What got you into computer science or data science?

I’ve always had a fascination for all things electronic. Growing up in the SNES/N64 era, I was always intrigued by these machines and sought to understand more about how they worked.

What got you into research?

To be honest, I suppose I kind of wandered into it. For my CS 400-level elective I had taken the programming language implementation course, CSC402. I found that not only did I really enjoy this topic, but that I also seemed to have a talent for it. One day, I randomly stumbled upon Professor Hamel’s home page, where he advertised that he had many senior and graduate level research projects for any students who were looking. There was a new programming language called Asteroid listed among the projects which caught my eye, so I sent an email to the Professor to learn more.

What have you gotten out of research? What has been rewarding?
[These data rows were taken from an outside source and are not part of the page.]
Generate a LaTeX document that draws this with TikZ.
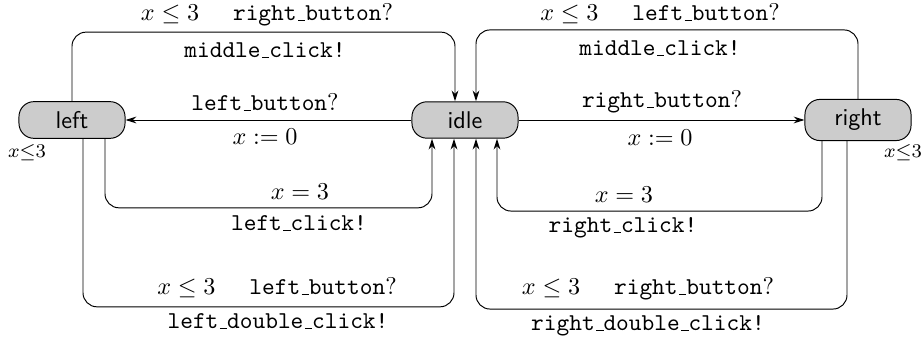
\documentclass[tikz,border=0pt]{standalone}
\usetikzlibrary{calc,arrows.meta}
\newcommand{\usc}{\leavevmode\kern.06em\vbox{\hrule width.3em}}
\newcommand{\lgap}{\hspace{14pt}}
\begin{document}
\begin{tikzpicture}[x=0.413pt,y=-0.413pt,
  state/.style={draw, fill=black!20, rounded corners=6.2pt, minimum width=43.8pt, inner sep=4pt, font=\sffamily},
  trans/.style={draw, -{Stealth[length=4.5pt,width=2.8pt]}, rounded corners=5.8pt},
  lbl/.style={anchor=base, inner sep=0pt},
  inv/.style={anchor=base, inner sep=0pt, font=\footnotesize}]
\useasboundingbox (0,0) rectangle (923,347);
\node[state] (left) at (72,120) {left};
\node[state] (idle) at (465,120) {idle};
\node[state] (right) at (858,120) {right};
% left side transitions
\draw[trans] (left.north) -- ++(0,-69) -| ($(idle.north)+(-10,0)$);
\draw[trans] (idle.west) -- (left.east);
\draw[trans] ($(left.south)+(33,0)$) -- ++(0,69) -| ($(idle.south)+(-33,0)$);
\draw[trans] ($(left.south)+(11,0)$) -- ++(0,168) -| ($(idle.south)+(-11,0)$);
% right side transitions
\draw[trans] (right.north) -- ++(0,-69) -| ($(idle.north)+(11,0)$);
\draw[trans] (idle.east) -- (right.west);
\draw[trans] ($(right.south)+(-36,0)$) -- ++(0,70) -| ($(idle.south)+(32,0)$);
\draw[trans] ($(right.south)+(-11,0)$) -- ++(0,168) -| ($(idle.south)+(11,0)$);
% labels left
\node[lbl] (tla) at (267,20.5) {$x \leq 3$\lgap\texttt{right\usc button}$?$};
\node[lbl] (tlb) at (265,58) {\texttt{middle\usc click!}};
\node[lbl] (mla) at (265,111) {\texttt{left\usc button}$?$};
\node[lbl] (mlb) at (265,145) {$x := 0$};
\node[lbl] (bla) at (300,200) {$x = 3$};
\node[lbl] (blb) at (299,231) {\texttt{left\usc click!}};
\node[lbl] (bloa) at (277,295) {$x \leq 3$\lgap\texttt{left\usc button}$?$};
\node[lbl] (blob) at (278,329) {\texttt{left\usc double\usc click!}};
% labels right
\node[lbl] (tra) at (660,20.5) {$x \leq 3$\lgap\texttt{left\usc button}$?$};
\node[lbl] (trb) at (660,56) {\texttt{middle\usc click!}};
\node[lbl] (mra) at (662,108) {\texttt{right\usc button}$?$};
\node[lbl] (mrb) at (660,146) {$x := 0$};
\node[lbl] (bra) at (624,203) {$x = 3$};
\node[lbl] (brb) at (623,233) {\texttt{right\usc click!}};
\node[lbl] (broa) at (648,295) {$x \leq 3$\lgap\texttt{right\usc button}$?$};
\node[lbl] (brob) at (648,331) {\texttt{right\usc double\usc click!}};
% invariants
\node[inv] (invl) at (27,158) {$x{\leq}3$};
\node[inv] (invr) at (903,158) {$x{\leq}3$};
\end{tikzpicture}
\end{document}
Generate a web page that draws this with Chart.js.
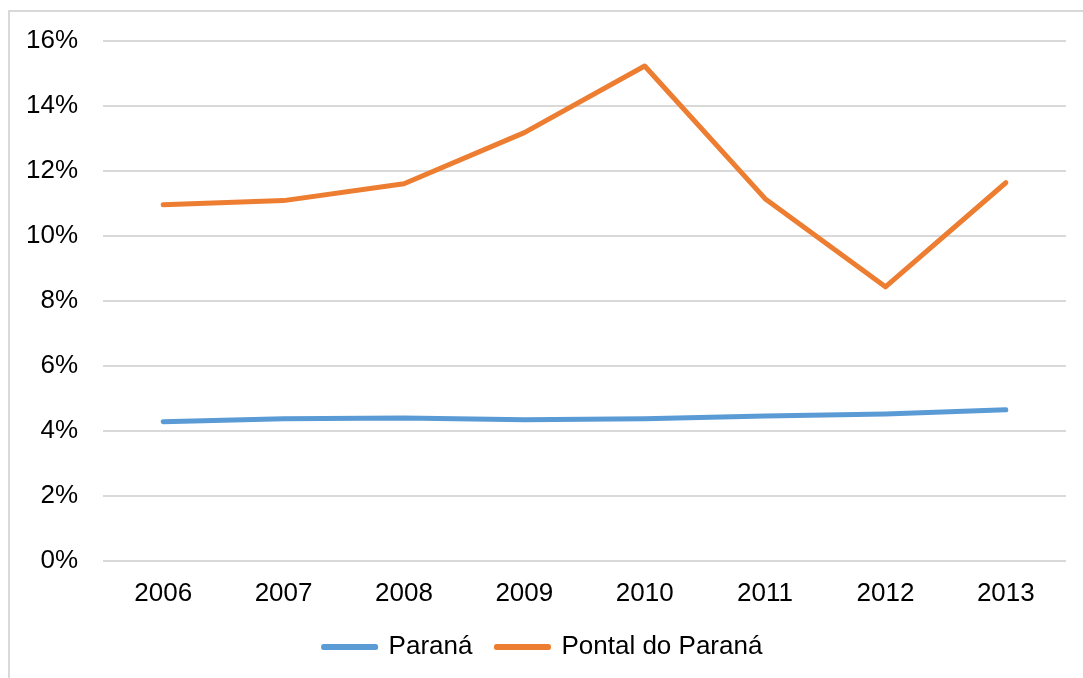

I had the chance to greatly expand my knowledge in a particular area of study by working closely with one of the department’s Professors. I received frequent feedback and detailed guidance which allowed me to make a significant contribution to a real research project. I also had the chance to get a little bit of real experience with providing and maintaining code in a pre-existing project.

Another benefit to doing a research project is that I’ve had the chance to meet and get to know some incredibly bright peers, not only other computer scientists, which has helped me make connections I would otherwise have never made.

Ultimately, I had the opportunity to present my work at a conference for the Council on Undergraduate Research in Washington D.C. (www.cur.org ).

What would you say to a student who is thinking about doing research with a faculty member?

Definitely go for it. The knowledge that you will gain and the connections that you will make will pay off for years.